* [Listing]:

----------------

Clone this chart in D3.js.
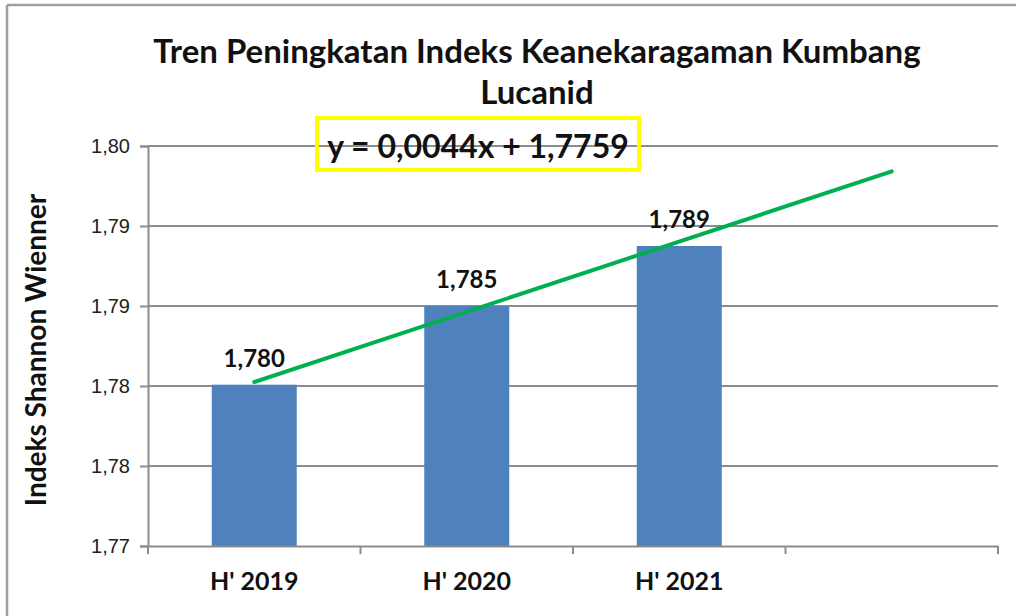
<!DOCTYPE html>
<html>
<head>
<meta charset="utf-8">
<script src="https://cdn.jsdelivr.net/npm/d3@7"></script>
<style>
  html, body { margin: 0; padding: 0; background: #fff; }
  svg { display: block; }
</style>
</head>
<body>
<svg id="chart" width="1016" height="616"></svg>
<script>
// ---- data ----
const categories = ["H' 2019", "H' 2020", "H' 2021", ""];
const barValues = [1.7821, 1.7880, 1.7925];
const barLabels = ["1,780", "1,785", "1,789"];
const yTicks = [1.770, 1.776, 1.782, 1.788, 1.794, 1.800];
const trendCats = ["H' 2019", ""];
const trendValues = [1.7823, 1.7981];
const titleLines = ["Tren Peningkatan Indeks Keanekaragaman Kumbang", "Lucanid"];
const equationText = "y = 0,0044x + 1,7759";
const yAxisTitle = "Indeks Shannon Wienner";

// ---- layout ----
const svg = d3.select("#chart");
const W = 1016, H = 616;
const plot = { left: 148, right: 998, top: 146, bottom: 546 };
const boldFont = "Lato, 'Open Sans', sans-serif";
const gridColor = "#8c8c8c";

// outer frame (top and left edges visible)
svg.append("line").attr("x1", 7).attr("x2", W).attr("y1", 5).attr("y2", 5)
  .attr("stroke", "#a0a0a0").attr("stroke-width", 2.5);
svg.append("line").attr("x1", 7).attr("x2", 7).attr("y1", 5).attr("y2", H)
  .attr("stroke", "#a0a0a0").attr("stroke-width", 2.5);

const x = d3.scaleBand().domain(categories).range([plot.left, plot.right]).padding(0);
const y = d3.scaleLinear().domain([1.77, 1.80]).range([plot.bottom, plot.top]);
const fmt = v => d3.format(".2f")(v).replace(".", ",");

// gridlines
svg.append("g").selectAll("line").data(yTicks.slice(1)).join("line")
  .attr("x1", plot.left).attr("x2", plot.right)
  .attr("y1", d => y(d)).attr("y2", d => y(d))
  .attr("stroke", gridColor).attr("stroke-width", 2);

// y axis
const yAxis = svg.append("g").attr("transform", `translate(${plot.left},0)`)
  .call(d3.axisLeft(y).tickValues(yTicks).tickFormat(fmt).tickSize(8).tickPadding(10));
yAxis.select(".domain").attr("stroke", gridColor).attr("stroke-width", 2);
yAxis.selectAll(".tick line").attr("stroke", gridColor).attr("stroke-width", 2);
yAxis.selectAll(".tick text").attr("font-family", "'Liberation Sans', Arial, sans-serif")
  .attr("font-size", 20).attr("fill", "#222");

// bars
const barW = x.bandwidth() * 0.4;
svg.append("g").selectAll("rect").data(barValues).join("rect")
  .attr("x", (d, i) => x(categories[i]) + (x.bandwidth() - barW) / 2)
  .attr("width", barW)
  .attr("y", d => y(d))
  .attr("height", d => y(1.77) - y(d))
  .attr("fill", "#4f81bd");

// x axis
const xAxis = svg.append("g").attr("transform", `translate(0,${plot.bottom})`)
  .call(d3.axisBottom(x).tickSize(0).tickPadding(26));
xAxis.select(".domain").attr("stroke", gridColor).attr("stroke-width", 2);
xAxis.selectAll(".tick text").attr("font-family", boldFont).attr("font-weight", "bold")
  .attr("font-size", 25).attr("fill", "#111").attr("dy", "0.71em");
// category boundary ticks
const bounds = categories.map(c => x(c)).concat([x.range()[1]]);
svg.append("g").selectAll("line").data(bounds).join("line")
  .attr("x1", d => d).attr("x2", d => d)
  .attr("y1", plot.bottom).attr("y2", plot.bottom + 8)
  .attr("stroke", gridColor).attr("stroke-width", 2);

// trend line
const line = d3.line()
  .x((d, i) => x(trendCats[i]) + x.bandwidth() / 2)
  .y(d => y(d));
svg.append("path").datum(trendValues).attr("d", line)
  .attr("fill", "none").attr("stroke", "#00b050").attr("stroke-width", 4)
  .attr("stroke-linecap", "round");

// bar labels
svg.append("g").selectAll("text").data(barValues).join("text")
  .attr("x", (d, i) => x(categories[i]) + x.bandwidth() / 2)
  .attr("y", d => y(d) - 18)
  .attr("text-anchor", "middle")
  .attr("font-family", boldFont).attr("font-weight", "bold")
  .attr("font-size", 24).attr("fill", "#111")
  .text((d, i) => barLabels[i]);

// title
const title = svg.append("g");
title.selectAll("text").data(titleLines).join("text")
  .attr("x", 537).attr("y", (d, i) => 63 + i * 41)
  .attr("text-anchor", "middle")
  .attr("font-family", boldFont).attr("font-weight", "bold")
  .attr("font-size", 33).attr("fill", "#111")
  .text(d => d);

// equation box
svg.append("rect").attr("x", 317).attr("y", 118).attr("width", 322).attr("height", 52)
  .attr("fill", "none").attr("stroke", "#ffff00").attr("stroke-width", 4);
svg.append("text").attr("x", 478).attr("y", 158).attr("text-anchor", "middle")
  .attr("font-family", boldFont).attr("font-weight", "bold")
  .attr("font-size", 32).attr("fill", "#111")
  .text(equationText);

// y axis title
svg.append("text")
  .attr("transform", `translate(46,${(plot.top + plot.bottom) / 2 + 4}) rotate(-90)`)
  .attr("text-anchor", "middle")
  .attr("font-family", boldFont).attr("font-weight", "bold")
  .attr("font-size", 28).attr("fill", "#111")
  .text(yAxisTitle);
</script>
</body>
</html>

----------------

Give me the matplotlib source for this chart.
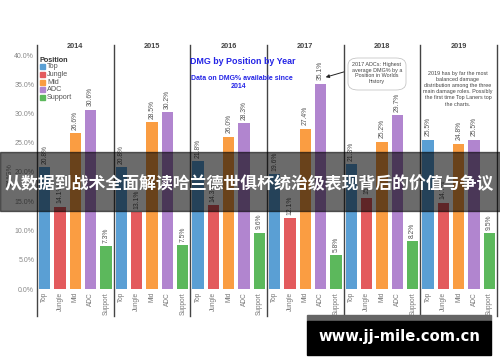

----------------

* [Job]: Filter out every line that lacks the word "this", and copy the rest.

* [Finished exercise]:
Clone this chart in D3.js.
Give me the matplotlib source for this chart.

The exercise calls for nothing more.